(Entries from a dataset)
## BEGIN
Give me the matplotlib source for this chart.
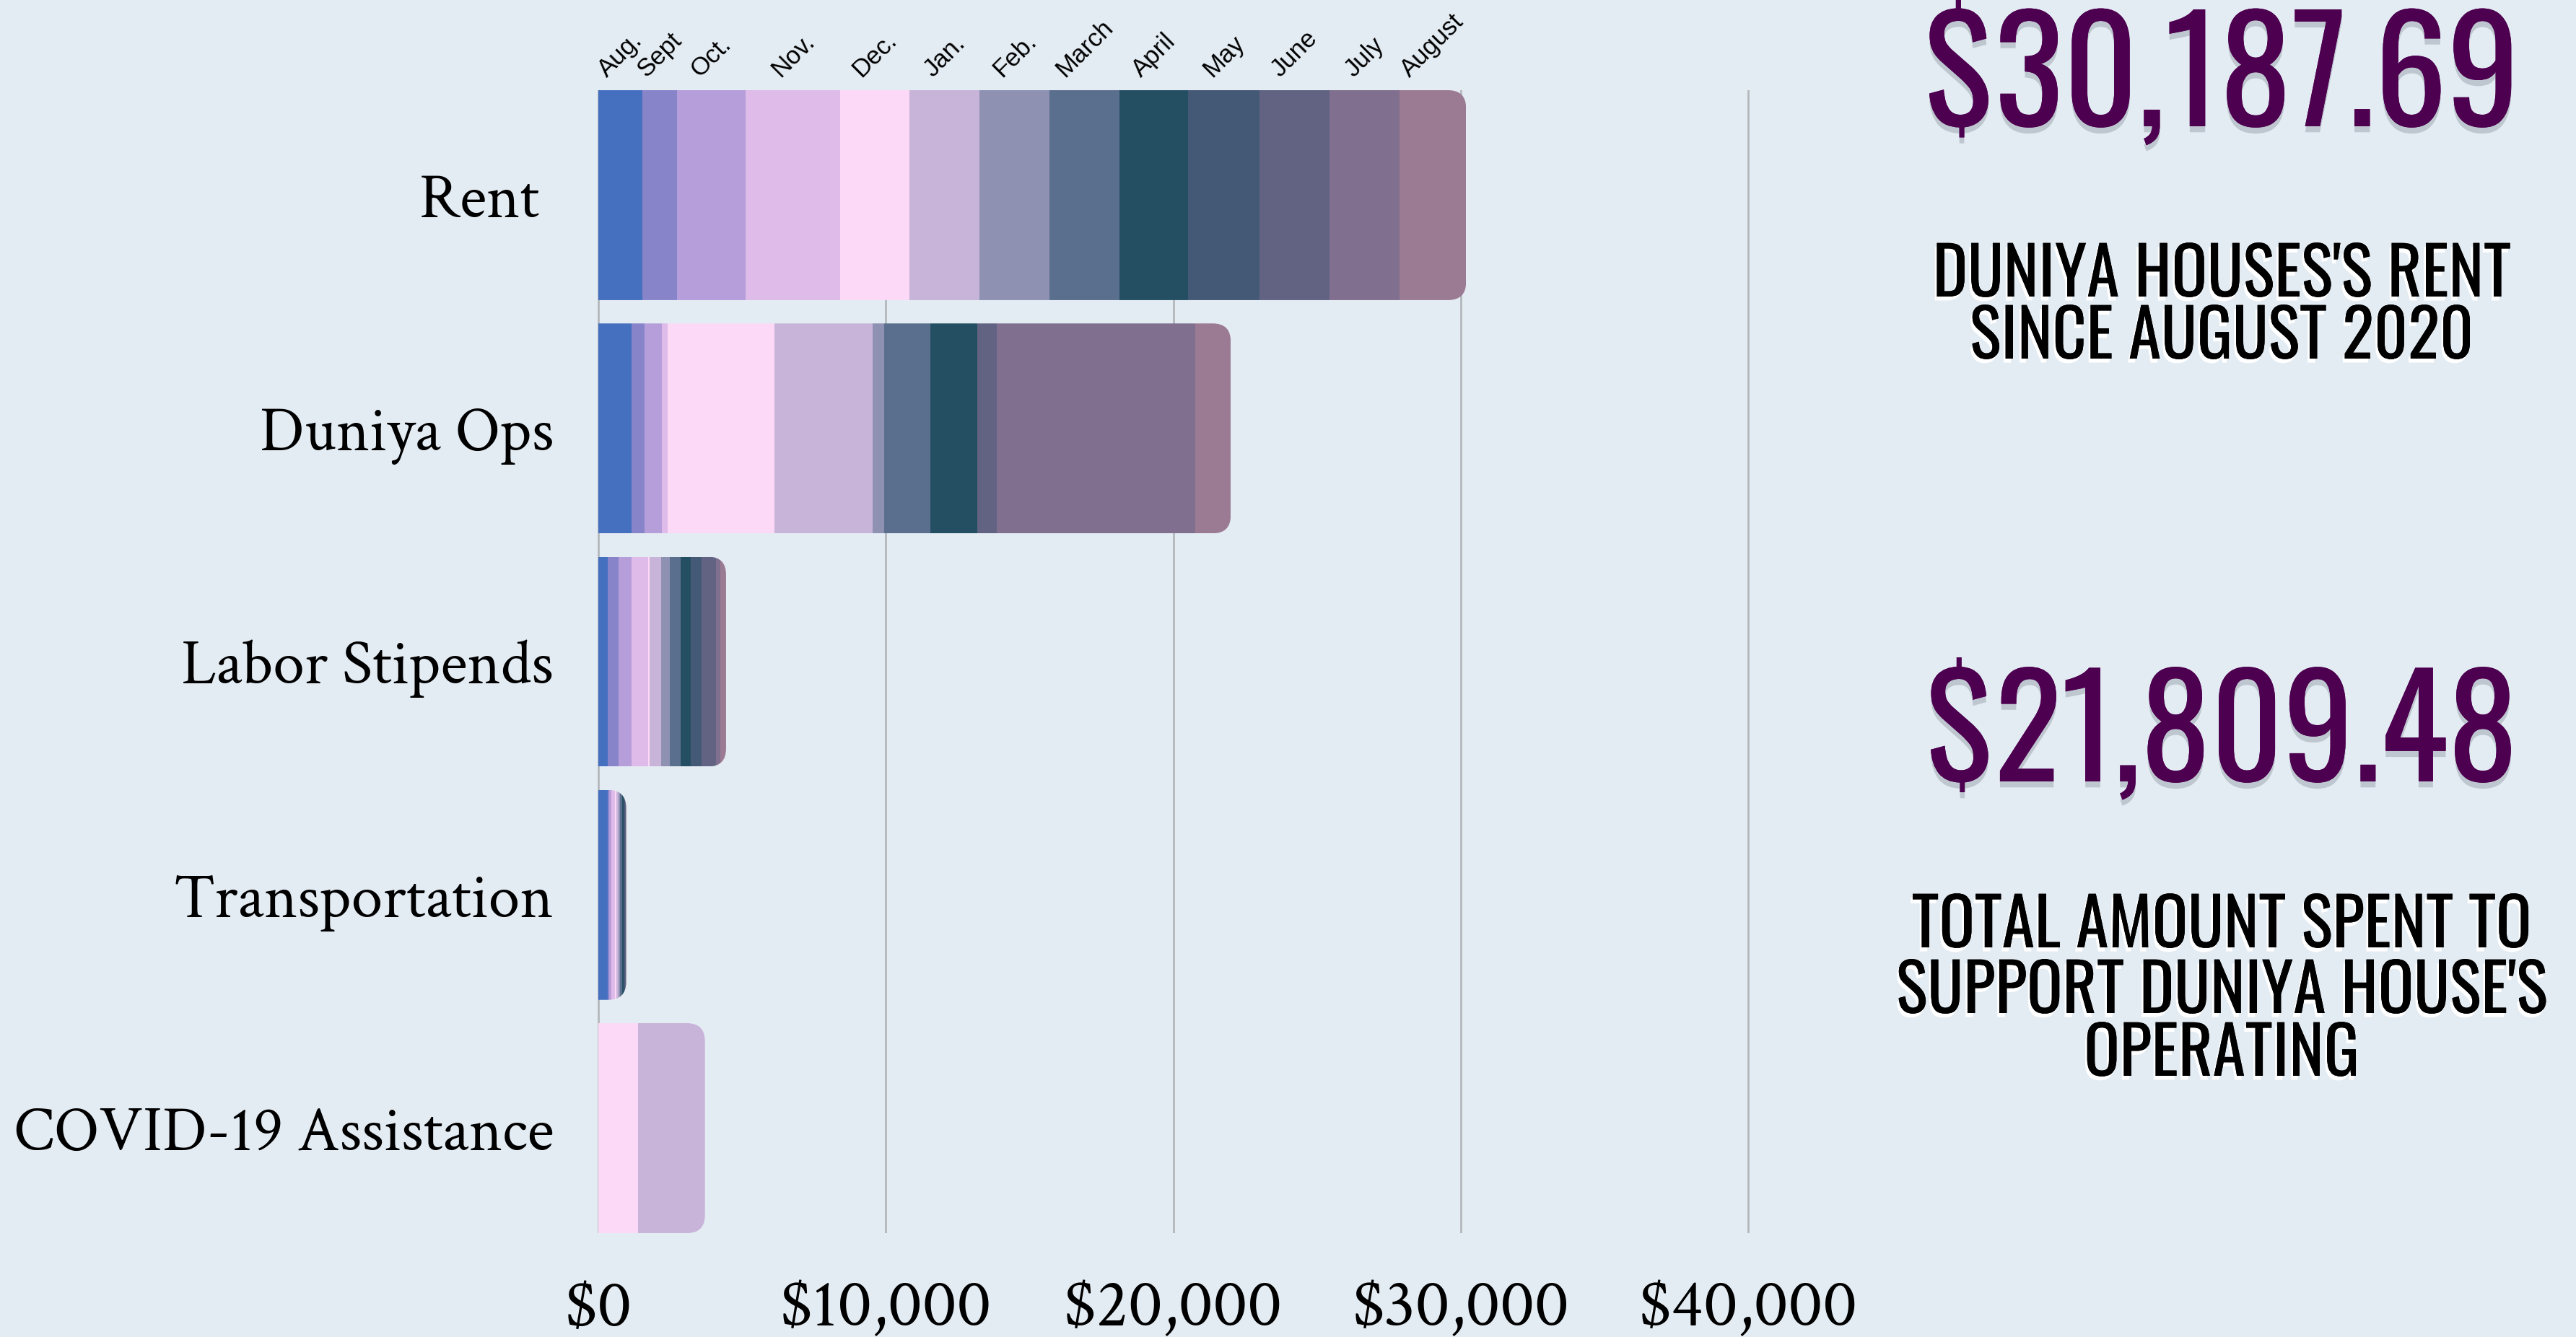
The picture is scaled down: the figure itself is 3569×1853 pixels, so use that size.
import numpy as np
import matplotlib.pyplot as plt
from matplotlib import font_manager as fm
from matplotlib.patches import FancyBboxPatch
import matplotlib.patheffects as pe

# data (USD per month, Aug 2020 -> Aug 2021)
categories = ["Rent ", "Duniya Ops", "Labor Stipends", "Transportation", "COVID-19 Assistance"]
months = ["Aug.", "Sept", "Oct.", "Nov.", "Dec.", "Jan.", "Feb.", "March",
          "April", "May", "June", "July", "August"]
month_colors = ["#4470bf", "#8884ca", "#b59eda", "#debbe8", "#fcd9f6", "#c7b4d8",
                "#8e91b2", "#5a6f8d", "#244f62", "#445976", "#626383", "#806f8f",
                "#9b7b94"]

rent = [1540, 1190, 2400, 3270, 2415, 2455, 2435, 2435, 2375, 2475, 2455, 2415, 2327.69]
duniya_ops = [1153, 448, 608, 208, 3715, 3410, 400, 1601, 1649, 0, 672, 6901, 1235]
labor = [335, 377, 452, 577, 42, 410, 301, 377, 351, 377, 502, 151, 192]
transport = [320, 60, 65, 125, 65, 60, 65, 60, 60, 45, 45, 0, 0]
covid = [0, 0, 0, 0, 1380, 2330, 0, 0, 0, 0, 0, 0, 0]

xticks = [0, 10000, 20000, 30000, 40000]
xtick_labels = ["$0", "$10,000", "$20,000", "$30,000", "$40,000"]

rent_total = "$30,187.69"
rent_caption = ["DUNIYA HOUSES'S RENT", "SINCE AUGUST 2020"]
ops_total = "$21,809.48"
ops_caption = ["TOTAL AMOUNT SPENT TO", "SUPPORT DUNIYA HOUSE'S", "OPERATING"]

W, H = 3569, 1853
BG = "#e4ecf3"
PURPLE = "#4e0050"

# pick fonts that exist here, fall back to the standard ones
avail = {f.name for f in fm.fontManager.ttflist}
def pick(*names):
    for n in names:
        if n in avail:
            return n
    return names[-1]

serif = pick("Crimson Text", "Crimson Pro", "Liberation Serif")
cond = pick("Oswald", "DejaVu Sans")
cond_stretch = "normal" if cond == "Oswald" else "condensed"
sans = pick("Liberation Sans", "DejaVu Sans")

values = np.array([rent, duniya_ops, labor, transport, covid], dtype=float)

fig = plt.figure(figsize=(W / 100, H / 100), dpi=100, facecolor=BG)

# axes placement in pixels
ax_l, ax_r, ax_t, ax_b = 817, 2434, 125, 1709
ax = fig.add_axes([ax_l / W, 1 - ax_b / H, (ax_r - ax_l) / W, (ax_b - ax_t) / H])
ax.set_facecolor(BG)
xmin, xmax = -300, 40300
ymin, ymax = -0.45, 4.45
ax.set_xlim(xmin, xmax)
ax.set_ylim(ymax, ymin)

bar_h = 0.9
y = np.arange(len(categories))
lefts = np.zeros(len(categories))
containers = []
for j, m in enumerate(months):
    c = ax.barh(y, values[:, j], left=lefts, height=bar_h, color=month_colors[j],
                linewidth=0, zorder=2)
    containers.append(c)
    lefts += values[:, j]
totals = lefts.copy()

# rounded right ends: clip each bar row with a rounded box
ppx = (ax_r - ax_l) / (xmax - xmin)
ppy = (ax_b - ax_t) / (ymax - ymin)
r_px = 25
rx = r_px / ppx
ry = r_px / ppy
clips = []
for i in range(len(categories)):
    clip = FancyBboxPatch((-3000, i - bar_h / 2), totals[i] + 3000, bar_h,
                          boxstyle=f"round,pad=0,rounding_size={rx}",
                          mutation_aspect=ry / rx, transform=ax.transData)
    clips.append(clip)
for c in containers:
    for i, p in enumerate(c.patches):
        p.set_clip_path(clips[i])

# month labels over the rent segments
rent_left = np.concatenate([[0], np.cumsum(rent)[:-1]])
centers = rent_left + np.array(rent) / 2
for cx, m in zip(centers, months):
    ax.text(cx, 1 + 12 / (ax_b - ax_t), m, transform=ax.get_xaxis_transform(),
            rotation=45, ha="center", va="bottom", fontsize=25,
            family=sans, color="black")

ax.set_xticks(xticks, xtick_labels)
ax.set_yticks(y, categories)
ax.tick_params(axis="x", length=0, pad=47, labelsize=68)
ax.tick_params(axis="y", length=0, pad=36, labelsize=63)
for lab in ax.get_xticklabels() + ax.get_yticklabels():
    lab.set_family(serif)
ax.grid(axis="x", color="#b4b8bc", linewidth=2)
ax.grid(axis="y", visible=False)
ax.set_axisbelow(True)
for s in ax.spines.values():
    s.set_visible(False)

# right-hand call-outs
cx = 3078 / W
num_fx = [pe.withSimplePatchShadow(offset=(0, -6), shadow_rgbFace="#9aa3ad", alpha=0.5),
          pe.Normal()]
cap_fx = [pe.withSimplePatchShadow(offset=(-2, -4), shadow_rgbFace="white", alpha=1),
          pe.Normal()]

fig.text(cx, 1 - 175 / H, rent_total, ha="center", va="baseline", fontsize=144,
         fontweight="bold", family=cond, fontstretch=cond_stretch, color=PURPLE,
         path_effects=num_fx)
for yb, line in zip([411, 497], rent_caption):
    fig.text(cx, 1 - yb / H, line, ha="center", va="baseline", fontsize=66,
             family=cond, fontstretch=cond_stretch, color="black", path_effects=cap_fx)

fig.text(cx, 1 - 1083 / H, ops_total, ha="center", va="baseline", fontsize=140,
         fontweight="bold", family=cond, fontstretch=cond_stretch, color=PURPLE,
         path_effects=num_fx)
for yb, line in zip([1313, 1404, 1491], ops_caption):
    fig.text(cx, 1 - yb / H, line, ha="center", va="baseline", fontsize=66,
             family=cond, fontstretch=cond_stretch, color="black", path_effects=cap_fx)

plt.savefig("out.png", dpi=100, facecolor=BG)
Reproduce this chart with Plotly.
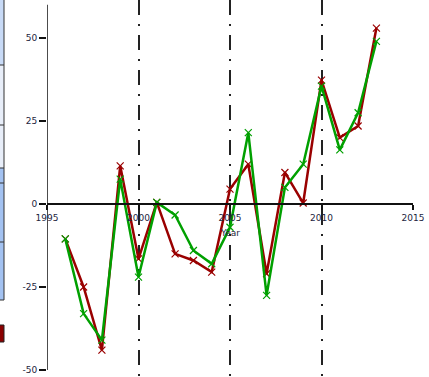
import plotly.graph_objects as go

# Yearly anomaly values for the two series
years = list(range(1996, 2014))
series_red = [-10.5, -25, -44, 11.5, -16.5, 0.5, -15, -17, -20.5, 4.5, 12, -21, 9.5, 0.3, 37.3, 20, 23.5, 53]
series_green = [-10.5, -33, -41, 7.5, -22, 0.5, -3.3, -14, -18, -7, 21.5, -27.5, 5, 12, 35.5, 16.3, 27.5, 49]

x_ticks = [1995, 2000, 2005, 2010, 2015]
x_ticktext = ["1995", "2000", "2005", "2010", "2015"]
y_ticks = [-50, -25, 0, 25, 50]
y_ticktext = ["-50", "-25", "0", "25", "50"]

W, H = 429, 377
ML, MR = 47, 16
X_RANGE = [1995, 2015]
Y_RANGE = [-52.1, 61.45]

FONT = "DejaVu Sans"
TXT = "#1d2540"
RED = "#9a0000"
GREEN = "#00a000"


def px_x(px):
    return (px - ML) / (W - ML - MR)


def px_y(py):
    return (H - py) / H


fig = go.Figure()

# y axis spine (from -50 to 60)
fig.add_trace(go.Scatter(
    x=[X_RANGE[0], X_RANGE[0]], y=[-50, 60], mode="lines",
    line=dict(color="#111111", width=1.5), cliponaxis=False,
    hoverinfo="skip", showlegend=False))

fig.add_trace(go.Scatter(
    x=years, y=series_red, mode="lines+markers", name="A",
    line=dict(color=RED, width=2.5),
    marker=dict(symbol="x-thin", size=7, line=dict(color=RED, width=1.2)),
    cliponaxis=False, showlegend=False))

fig.add_trace(go.Scatter(
    x=years, y=series_green, mode="lines+markers", name="B",
    line=dict(color=GREEN, width=2.5),
    marker=dict(symbol="x-thin", size=7, line=dict(color=GREEN, width=1.2)),
    cliponaxis=False, showlegend=False))

# partially visible side panel on the left edge
shapes = []
panel = [(0, 65, "#c8daf6"), (65, 168, "#e8eef9"), (168, 300, "#a3c2f1")]
for y0, y1, col in panel:
    shapes.append(dict(type="rect", xref="paper", yref="paper",
                       x0=px_x(-2), x1=px_x(4), y0=px_y(y1), y1=px_y(y0),
                       fillcolor=col, line=dict(width=0), layer="above"))
for py in [65, 125, 168, 183, 242]:
    shapes.append(dict(type="line", xref="paper", yref="paper",
                       x0=px_x(0), x1=px_x(4), y0=px_y(py), y1=px_y(py),
                       line=dict(color="#333333", width=1)))
shapes.append(dict(type="rect", xref="paper", yref="paper",
                   x0=px_x(-2), x1=px_x(4), y0=px_y(300), y1=px_y(-2),
                   fillcolor="rgba(0,0,0,0)", line=dict(color="#333333", width=1)))
shapes.append(dict(type="rect", xref="paper", yref="paper",
                   x0=px_x(-2), x1=px_x(4), y0=px_y(342), y1=px_y(325),
                   fillcolor="#8a0000", line=dict(color="#222222", width=1)))

x_axis_pos = (0 - Y_RANGE[0]) / (Y_RANGE[1] - Y_RANGE[0])

fig.update_layout(
    width=W, height=H,
    margin=dict(l=ML, r=MR, t=0, b=0),
    paper_bgcolor="white", plot_bgcolor="white",
    font=dict(family=FONT, size=9, color=TXT),
    shapes=shapes,
    xaxis=dict(
        range=X_RANGE, tickvals=x_ticks, ticktext=x_ticktext,
        anchor="free", position=x_axis_pos,
        showline=True, linecolor="#111111", linewidth=1.5,
        ticks="outside", ticklen=5, tickcolor="#111111", tickwidth=1.5,
        showgrid=True, gridcolor="#222222", gridwidth=1.5,
        griddash="15px,9px,2px,9px",
        zeroline=False, tickfont=dict(family=FONT, size=9, color=TXT),
    ),
    yaxis=dict(
        range=Y_RANGE, tickvals=y_ticks, ticktext=y_ticktext,
        showline=False, showgrid=False, zeroline=False,
        ticks="outside", ticklen=7, tickcolor="#111111", tickwidth=1.5,
        tickfont=dict(family=FONT, size=9, color=TXT),
    ),
    annotations=[dict(x=2005, y=0, xref="x", yref="y", text="Year",
                      showarrow=False, yshift=-29,
                      font=dict(family=FONT, size=9, color=TXT))],
)

fig.write_html("out.html")
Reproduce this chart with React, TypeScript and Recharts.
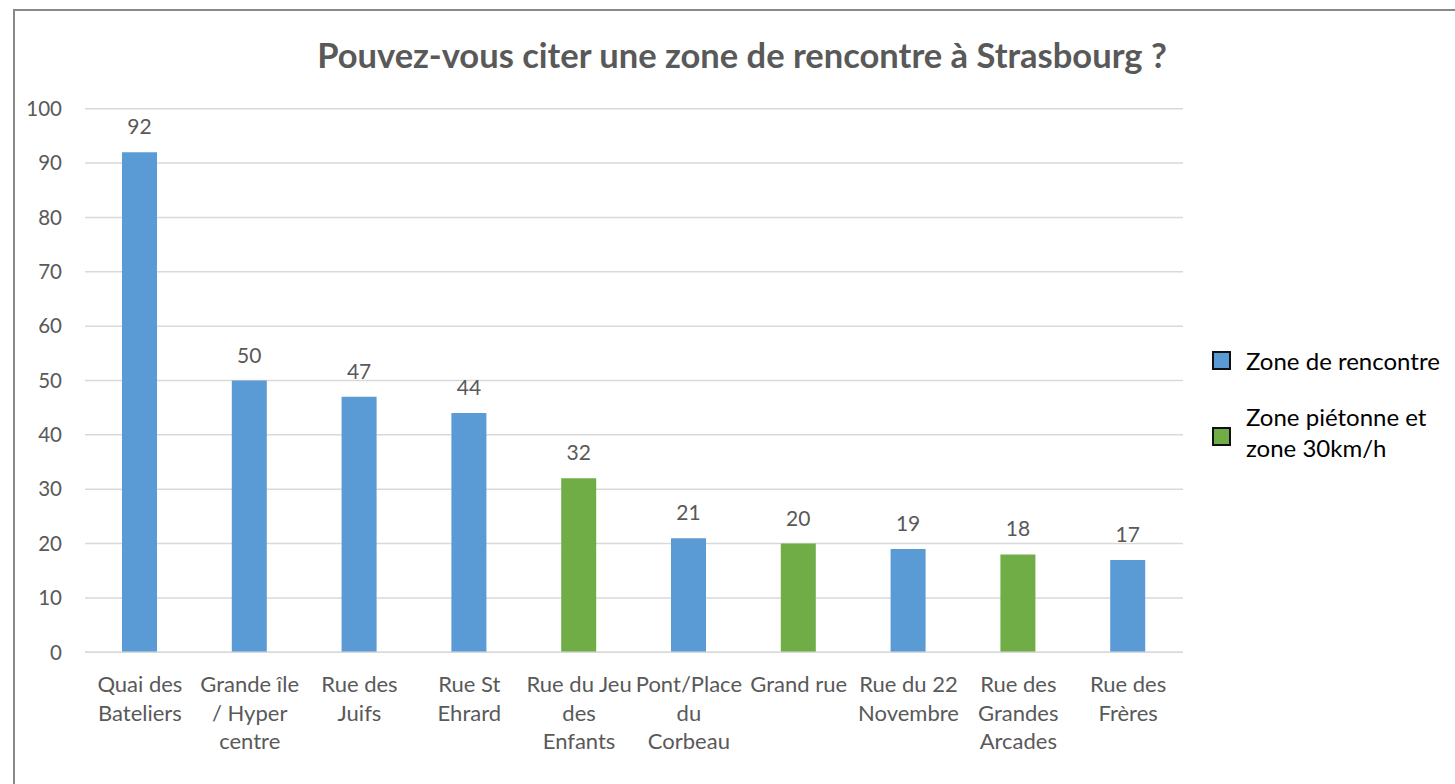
import { BarChart, Bar, XAxis, YAxis, CartesianGrid, Cell, LabelList } from "recharts";

const categories = [
  "Quai des\nBateliers",
  "Grande île\n/ Hyper\ncentre",
  "Rue des\nJuifs",
  "Rue St\nEhrard",
  "Rue du Jeu\ndes\nEnfants",
  "Pont/Place\ndu\nCorbeau",
  "Grand rue",
  "Rue du 22\nNovembre",
  "Rue des\nGrandes\nArcades",
  "Rue des\nFrères",
];
const counts = [92, 50, 47, 44, 32, 21, 20, 19, 18, 17];
// 0 = zone de rencontre, 1 = zone piétonne et zone 30km/h
const groups = [0, 0, 0, 0, 1, 0, 1, 0, 1, 0];
const groupNames = ["Zone de rencontre", "Zone piétonne et\nzone 30km/h"];
const groupColors = ["#5B9BD5", "#70AD47"];
const yTicks = [0, 10, 20, 30, 40, 50, 60, 70, 80, 90, 100];

const data = categories.map((name, i) => ({ name, value: counts[i], group: groups[i] }));

const FONT = "Lato, 'Liberation Sans', sans-serif";
const TEXT = "#595959";

const CategoryTick = ({ x, y, payload }: any) => {
  const lines = String(payload.value).split("\n");
  return (
    <text x={x} y={y} textAnchor="middle" fill={TEXT} fontSize={22} fontFamily={FONT}>
      {lines.map((l, i) => (
        <tspan key={i} x={x} dy={i === 0 ? 32 : 28.5}>
          {l}
        </tspan>
      ))}
    </text>
  );
};

const LegendBox = () => (
  <div style={{ position: "absolute", left: 1212, top: 345, fontFamily: FONT, fontSize: 24, color: "#000" }}>
    {groupNames.map((g, i) => {
      const lines = g.split("\n");
      return (
        <div key={i} style={{ display: "flex", alignItems: "center", marginBottom: i === 0 ? 25 : 0 }}>
          <span
            style={{
              width: 19,
              height: 19,
              boxSizing: "border-box",
              border: "2px solid #111",
              background: groupColors[i],
              marginRight: 15,
              marginTop: i === 0 ? 0 : 8,
              flexShrink: 0,
            }}
          />
          <span style={{ lineHeight: "31px" }}>
            {lines.map((l, j) => (
              <div key={j}>{l}</div>
            ))}
          </span>
        </div>
      );
    })}
  </div>
);

export default function App() {
  return (
    <div style={{ position: "fixed", left: 0, top: 0, width: 1455, height: 784, overflow: "hidden", background: "#fff" }}>
      <div
        style={{
          position: "absolute",
          left: 13,
          top: 9,
          width: 1500,
          height: 800,
          border: "2px solid #898989",
        }}
      />
      <div
        style={{
          position: "absolute",
          left: 242,
          width: 1000,
          top: 34,
          textAlign: "center",
          fontFamily: FONT,
          fontWeight: 700,
          fontSize: 34.5,
          color: TEXT,
          whiteSpace: "nowrap",
        }}
      >
        Pouvez-vous citer une zone de rencontre à Strasbourg ?
      </div>
      <div style={{ position: "absolute", left: 0, top: 0 }}>
        <BarChart
          width={1455}
          height={784}
          data={data}
          margin={{ top: 108.7, right: 272, bottom: 31.7, left: 0 }}
        >
          <CartesianGrid vertical={false} stroke="#D9D9D9" strokeWidth={1.5} />
          <XAxis
            dataKey="name"
            height={100}
            tickLine={false}
            axisLine={{ stroke: "#D9D9D9", strokeWidth: 1.5 }}
            tick={<CategoryTick />}
            interval={0}
          />
          <YAxis
            width={85}
            domain={[0, 100]}
            ticks={yTicks}
            axisLine={false}
            tickLine={false}
            tickMargin={17}
            tick={{ fill: TEXT, fontSize: 20.5, fontFamily: FONT }}
          />
          <Bar dataKey="value" barSize={35} isAnimationActive={false}>
            {data.map((d, i) => (
              <Cell key={i} fill={groupColors[d.group]} />
            ))}
            <LabelList
              dataKey="value"
              position="top"
              offset={18}
              fill={TEXT}
              fontSize={21}
              fontFamily={FONT}
            />
          </Bar>
        </BarChart>
      </div>
      <LegendBox />
    </div>
  );
}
## END
## Aim
Print the data above verbatim from the first line through the line holding "import matplotlib.patheffects as pe", leaving every picture out.

## Answer below
Give me the matplotlib source for this chart.
The picture is scaled down: the figure itself is 3569×1853 pixels, so use that size.
import numpy as np
import matplotlib.pyplot as plt
from matplotlib import font_manager as fm
from matplotlib.patches import FancyBboxPatch
import matplotlib.patheffects as pe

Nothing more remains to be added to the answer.